A 2-D CFD model of oscillatory flow with jets impinging on a random wire regenerator matrix

This work describes the CFD portion of an overall plan to examine a modern type of Stirling engine regenerator matrix both computationally and experimentally. An experimental program has already started at the University of Minnesota (UMN) to examine a stacked-screen regenerator. A 2-D axisymmetric computational model was developed to simulate the UMN rig encompassing a piston/cylinder, cooler tube, plenum, regenerator matrix and heater. The CFD-ACE+, a commercial CFD-code, has been utilized for this study. A systematic approach was taken where CFD results were obtained for the following: 1) Turbulence modeling (low Re k-ε) of a unidirectional pipe flow with sudden expansion (expansion ratio D/d=1.95).

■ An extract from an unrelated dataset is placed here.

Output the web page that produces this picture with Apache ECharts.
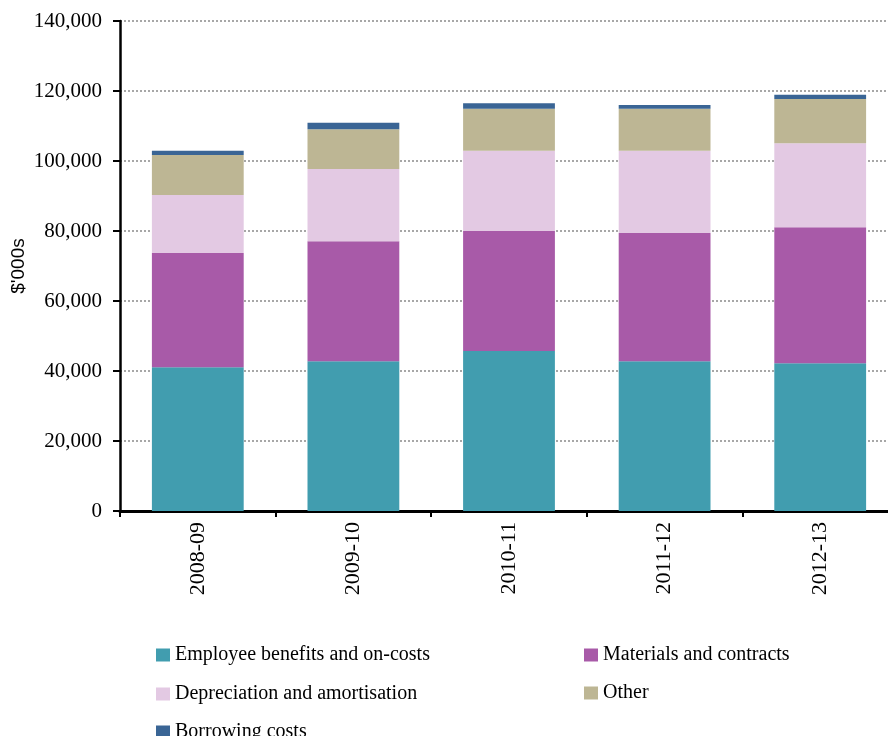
<!DOCTYPE html>
<html>
<head>
<meta charset="utf-8">
<style>
  html, body { margin: 0; padding: 0; background: #ffffff; }
  #chart { width: 888px; height: 736px; }
</style>
<script src="https://cdn.jsdelivr.net/npm/echarts@6/dist/echarts.min.js"></script>
</head>
<body>
<div id="chart"></div>
<script>
// Financial years on the category axis
const years = ['2008-09', '2009-10', '2010-11', '2011-12', '2012-13'];

// Expense components, $'000s
const employeeBenefits = [41100, 42800, 45700, 42800, 42200];
const materialsContracts = [32600, 34300, 34300, 36600, 38900];
const depreciation = [16600, 20600, 22900, 23500, 24000];
const other = [11400, 11400, 12000, 12000, 12600];
const borrowingCosts = [1200, 1800, 1600, 1100, 1200];

// Value axis ticks
const yMin = 0;
const yMax = 140000;
const yStep = 20000;

const seriesNames = [
  'Employee benefits and on-costs',
  'Materials and contracts',
  'Depreciation and amortisation',
  'Other',
  'Borrowing costs'
];
const seriesValues = [employeeBenefits, materialsContracts, depreciation, other, borrowingCosts];
const seriesColors = ['#419DAF', '#A85AA8', '#E3C9E3', '#BDB694', '#3A6595'];

// Legend grid: two columns, three rows
const legendCells = [
  { left: 151, top: 640 },
  { left: 579, top: 640 },
  { left: 151, top: 679 },
  { left: 579, top: 678 },
  { left: 151, top: 717 }
];

const serif = '"Liberation Serif", "Times New Roman", serif';

function withCommas(v) {
  return String(v).replace(/\B(?=(\d{3})+(?!\d))/g, ',');
}

const chart = echarts.init(document.getElementById('chart'), null, { renderer: 'canvas' });

const legendText = { fontFamily: serif, fontSize: 20, color: '#000', lineHeight: 20 };

chart.setOption({
  animation: false,
  backgroundColor: '#ffffff',
  // the plot runs a little past the right edge of the canvas
  grid: { left: 120, top: 21, width: 778, height: 490, containLabel: false, outerBoundsMode: 'none' },
  legend: seriesNames.map((name, i) => ({
    left: legendCells[i].left,
    top: legendCells[i].top,
    itemWidth: 14, itemHeight: 13,
    icon: 'rect',
    textStyle: legendText,
    data: [name]
  })),
  xAxis: {
    type: 'category',
    data: years,
    axisLine: { lineStyle: { color: '#000', width: 3 } },
    axisTick: { show: true, length: 6, lineStyle: { color: '#000', width: 2 } },
    axisLabel: {
      rotate: 90, margin: 11,
      fontFamily: serif, fontSize: 22, color: '#000'
    }
  },
  yAxis: {
    type: 'value',
    min: yMin, max: yMax, interval: yStep,
    name: "$'000s",
    nameLocation: 'middle',
    nameGap: 92,
    nameMoveOverlap: false,
    nameTextStyle: { fontFamily: '"Liberation Sans", Arial, sans-serif', fontSize: 19, color: '#000' },
    axisLine: { show: true, lineStyle: { color: '#000', width: 2.5 } },
    axisTick: { show: true, length: 7, lineStyle: { color: '#000', width: 2 } },
    axisLabel: {
      margin: 18,
      fontFamily: serif, fontSize: 21, color: '#000',
      formatter: withCommas
    },
    splitLine: { show: true, lineStyle: { color: '#8a8a8a', width: 1.5, type: [2, 2] } }
  },
  series: seriesNames.map((name, i) => ({
    name: name,
    type: 'bar',
    stack: 'total',
    barWidth: '59%',
    data: seriesValues[i],
    itemStyle: { color: seriesColors[i] }
  }))
});
</script>
</body>
</html>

Good agreement was achieved with the experimental data; 2) Laminar flow with porous media for a flow over and through a stack of rectangular parallel plate fins (porosity=0.579 & permeability=2.28E-08 m^-2). Good agreement was achieved with published CFD data; 3) Good agreement was achieved for prediction of the oscillatory velocity field, in the plenum, with the UMN data and without the regenerator matrix where a low Re k-ε turbulence model was used; 4) Results for the oscillatory flow data with the regenerator matrix in place showed that the laminar flow model overpredicted the centerline velocity (as expected), since the flow is turbulent. The laminar flow model with permeability of 1.65E-08 m^-2 seems to show velocity uniformity in the matrix as early as 15 screen-layers deep into the regenerator matrix (from the cooler side). This is consistent with the UMN temperature data. A combined study of a turbulence model and a porous media model is underway to provide accurate data both in the plenum and the regenerator matrix. Our next step is to apply this model and include the energy equation to predict not only velocity but also temperature profiles as well.